Instructions to follow: Leave out any pictures and transcribe all other data below exactly.

▬▬▬▬▬▬

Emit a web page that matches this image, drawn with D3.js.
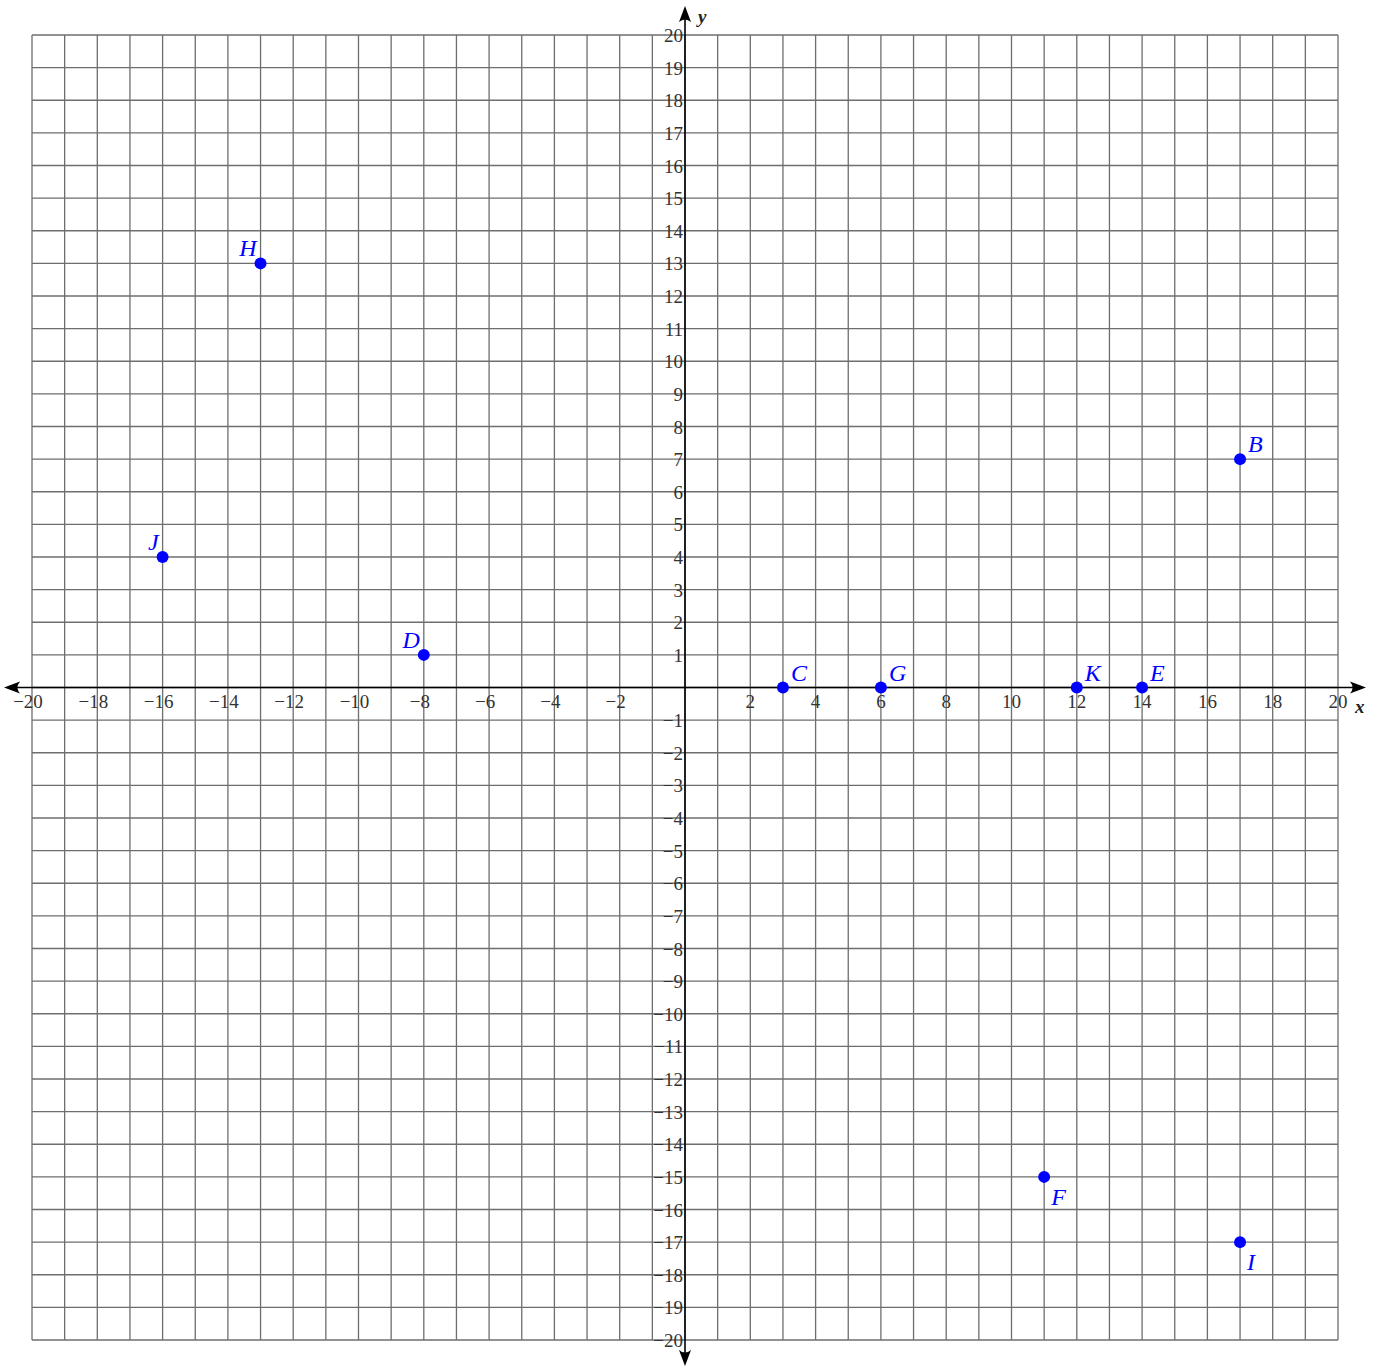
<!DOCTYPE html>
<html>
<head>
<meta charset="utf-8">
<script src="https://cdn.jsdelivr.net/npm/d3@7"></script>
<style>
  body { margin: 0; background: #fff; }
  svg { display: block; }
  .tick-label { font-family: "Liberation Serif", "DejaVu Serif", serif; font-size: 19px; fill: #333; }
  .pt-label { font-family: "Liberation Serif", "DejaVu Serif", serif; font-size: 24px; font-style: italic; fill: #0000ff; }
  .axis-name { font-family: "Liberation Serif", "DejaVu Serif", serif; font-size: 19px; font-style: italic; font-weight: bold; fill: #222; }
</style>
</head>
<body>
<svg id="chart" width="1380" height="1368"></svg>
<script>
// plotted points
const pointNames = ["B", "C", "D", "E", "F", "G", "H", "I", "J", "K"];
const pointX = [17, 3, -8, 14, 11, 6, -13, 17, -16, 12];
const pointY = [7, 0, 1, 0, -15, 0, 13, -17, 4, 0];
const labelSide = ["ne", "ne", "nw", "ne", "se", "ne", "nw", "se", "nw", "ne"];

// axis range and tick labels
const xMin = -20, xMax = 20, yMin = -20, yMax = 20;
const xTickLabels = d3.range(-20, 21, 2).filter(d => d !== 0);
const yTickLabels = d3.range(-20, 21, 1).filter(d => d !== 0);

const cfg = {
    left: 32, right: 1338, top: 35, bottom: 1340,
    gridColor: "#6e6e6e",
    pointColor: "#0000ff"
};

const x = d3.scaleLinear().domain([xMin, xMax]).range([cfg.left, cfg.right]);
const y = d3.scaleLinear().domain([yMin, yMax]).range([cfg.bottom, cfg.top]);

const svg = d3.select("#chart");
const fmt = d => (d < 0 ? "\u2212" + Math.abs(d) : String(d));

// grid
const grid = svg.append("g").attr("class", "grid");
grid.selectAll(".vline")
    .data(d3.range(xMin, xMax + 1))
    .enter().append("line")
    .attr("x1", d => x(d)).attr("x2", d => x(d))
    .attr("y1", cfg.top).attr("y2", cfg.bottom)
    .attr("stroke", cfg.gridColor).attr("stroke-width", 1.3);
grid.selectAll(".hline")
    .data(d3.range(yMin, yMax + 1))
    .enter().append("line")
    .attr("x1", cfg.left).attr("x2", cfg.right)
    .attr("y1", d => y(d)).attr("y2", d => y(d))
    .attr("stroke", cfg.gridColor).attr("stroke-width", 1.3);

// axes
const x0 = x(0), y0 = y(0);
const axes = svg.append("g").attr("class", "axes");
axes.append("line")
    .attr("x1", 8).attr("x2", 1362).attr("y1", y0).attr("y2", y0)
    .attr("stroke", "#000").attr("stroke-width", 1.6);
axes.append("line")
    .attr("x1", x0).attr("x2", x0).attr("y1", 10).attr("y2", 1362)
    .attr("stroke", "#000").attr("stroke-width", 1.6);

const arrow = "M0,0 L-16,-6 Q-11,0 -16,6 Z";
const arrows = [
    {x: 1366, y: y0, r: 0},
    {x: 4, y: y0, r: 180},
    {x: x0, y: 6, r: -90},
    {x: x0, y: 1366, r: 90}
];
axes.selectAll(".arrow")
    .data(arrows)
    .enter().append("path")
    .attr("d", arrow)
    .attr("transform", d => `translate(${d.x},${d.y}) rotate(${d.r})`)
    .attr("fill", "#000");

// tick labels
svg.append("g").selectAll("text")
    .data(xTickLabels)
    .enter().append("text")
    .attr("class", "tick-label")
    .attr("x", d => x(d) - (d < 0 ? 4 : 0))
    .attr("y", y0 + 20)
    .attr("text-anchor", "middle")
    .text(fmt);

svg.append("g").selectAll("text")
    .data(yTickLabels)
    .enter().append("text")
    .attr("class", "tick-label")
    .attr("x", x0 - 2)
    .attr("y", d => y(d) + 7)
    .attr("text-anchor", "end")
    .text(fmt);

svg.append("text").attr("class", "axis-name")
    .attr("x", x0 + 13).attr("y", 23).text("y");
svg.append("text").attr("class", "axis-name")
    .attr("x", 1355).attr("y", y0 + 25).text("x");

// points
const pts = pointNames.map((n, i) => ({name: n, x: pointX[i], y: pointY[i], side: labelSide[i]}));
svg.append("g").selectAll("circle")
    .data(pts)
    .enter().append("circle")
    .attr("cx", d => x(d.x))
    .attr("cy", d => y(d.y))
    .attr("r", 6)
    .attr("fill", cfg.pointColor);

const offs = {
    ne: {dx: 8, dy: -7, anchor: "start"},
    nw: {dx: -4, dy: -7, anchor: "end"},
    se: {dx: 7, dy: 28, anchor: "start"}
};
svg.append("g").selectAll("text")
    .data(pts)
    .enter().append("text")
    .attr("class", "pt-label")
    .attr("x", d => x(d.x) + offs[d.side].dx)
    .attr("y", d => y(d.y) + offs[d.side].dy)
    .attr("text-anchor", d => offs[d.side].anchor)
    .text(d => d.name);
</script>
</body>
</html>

▬▬▬▬▬▬

Exercise response:
Emit a web page that matches this image, drawn with D3.js.
<!DOCTYPE html>
<html>
<head>
<meta charset="utf-8">
<script src="https://cdn.jsdelivr.net/npm/d3@7"></script>
<style>
  body { margin: 0; background: #fff; }
  svg { display: block; }
  .tick-label { font-family: "Liberation Serif", "DejaVu Serif", serif; font-size: 19px; fill: #333; }
  .pt-label { font-family: "Liberation Serif", "DejaVu Serif", serif; font-size: 24px; font-style: italic; fill: #0000ff; }
  .axis-name { font-family: "Liberation Serif", "DejaVu Serif", serif; font-size: 19px; font-style: italic; font-weight: bold; fill: #222; }
</style>
</head>
<body>
<svg id="chart" width="1380" height="1368"></svg>
<script>
// plotted points
const pointNames = ["B", "C", "D", "E", "F", "G", "H", "I", "J", "K"];
const pointX = [17, 3, -8, 14, 11, 6, -13, 17, -16, 12];
const pointY = [7, 0, 1, 0, -15, 0, 13, -17, 4, 0];
const labelSide = ["ne", "ne", "nw", "ne", "se", "ne", "nw", "se", "nw", "ne"];

// axis range and tick labels
const xMin = -20, xMax = 20, yMin = -20, yMax = 20;
const xTickLabels = d3.range(-20, 21, 2).filter(d => d !== 0);
const yTickLabels = d3.range(-20, 21, 1).filter(d => d !== 0);

const cfg = {
    left: 32, right: 1338, top: 35, bottom: 1340,
    gridColor: "#6e6e6e",
    pointColor: "#0000ff"
};

const x = d3.scaleLinear().domain([xMin, xMax]).range([cfg.left, cfg.right]);
const y = d3.scaleLinear().domain([yMin, yMax]).range([cfg.bottom, cfg.top]);

const svg = d3.select("#chart");
const fmt = d => (d < 0 ? "\u2212" + Math.abs(d) : String(d));

// grid
const grid = svg.append("g").attr("class", "grid");
grid.selectAll(".vline")
    .data(d3.range(xMin, xMax + 1))
    .enter().append("line")
    .attr("x1", d => x(d)).attr("x2", d => x(d))
    .attr("y1", cfg.top).attr("y2", cfg.bottom)
    .attr("stroke", cfg.gridColor).attr("stroke-width", 1.3);
grid.selectAll(".hline")
    .data(d3.range(yMin, yMax + 1))
    .enter().append("line")
    .attr("x1", cfg.left).attr("x2", cfg.right)
    .attr("y1", d => y(d)).attr("y2", d => y(d))
    .attr("stroke", cfg.gridColor).attr("stroke-width", 1.3);

// axes
const x0 = x(0), y0 = y(0);
const axes = svg.append("g").attr("class", "axes");
axes.append("line")
    .attr("x1", 8).attr("x2", 1362).attr("y1", y0).attr("y2", y0)
    .attr("stroke", "#000").attr("stroke-width", 1.6);
axes.append("line")
    .attr("x1", x0).attr("x2", x0).attr("y1", 10).attr("y2", 1362)
    .attr("stroke", "#000").attr("stroke-width", 1.6);

const arrow = "M0,0 L-16,-6 Q-11,0 -16,6 Z";
const arrows = [
    {x: 1366, y: y0, r: 0},
    {x: 4, y: y0, r: 180},
    {x: x0, y: 6, r: -90},
    {x: x0, y: 1366, r: 90}
];
axes.selectAll(".arrow")
    .data(arrows)
    .enter().append("path")
    .attr("d", arrow)
    .attr("transform", d => `translate(${d.x},${d.y}) rotate(${d.r})`)
    .attr("fill", "#000");

// tick labels
svg.append("g").selectAll("text")
    .data(xTickLabels)
    .enter().append("text")
    .attr("class", "tick-label")
    .attr("x", d => x(d) - (d < 0 ? 4 : 0))
    .attr("y", y0 + 20)
    .attr("text-anchor", "middle")
    .text(fmt);

svg.append("g").selectAll("text")
    .data(yTickLabels)
    .enter().append("text")
    .attr("class", "tick-label")
    .attr("x", x0 - 2)
    .attr("y", d => y(d) + 7)
    .attr("text-anchor", "end")
    .text(fmt);

svg.append("text").attr("class", "axis-name")
    .attr("x", x0 + 13).attr("y", 23).text("y");
svg.append("text").attr("class", "axis-name")
    .attr("x", 1355).attr("y", y0 + 25).text("x");

// points
const pts = pointNames.map((n, i) => ({name: n, x: pointX[i], y: pointY[i], side: labelSide[i]}));
svg.append("g").selectAll("circle")
    .data(pts)
    .enter().append("circle")
    .attr("cx", d => x(d.x))
    .attr("cy", d => y(d.y))
    .attr("r", 6)
    .attr("fill", cfg.pointColor);

const offs = {
    ne: {dx: 8, dy: -7, anchor: "start"},
    nw: {dx: -4, dy: -7, anchor: "end"},
    se: {dx: 7, dy: 28, anchor: "start"}
};
svg.append("g").selectAll("text")
    .data(pts)
    .enter().append("text")
    .attr("class", "pt-label")
    .attr("x", d => x(d.x) + offs[d.side].dx)
    .attr("y", d => y(d.y) + offs[d.side].dy)
    .attr("text-anchor", d => offs[d.side].anchor)
    .text(d => d.name);
</script>
</body>
</html>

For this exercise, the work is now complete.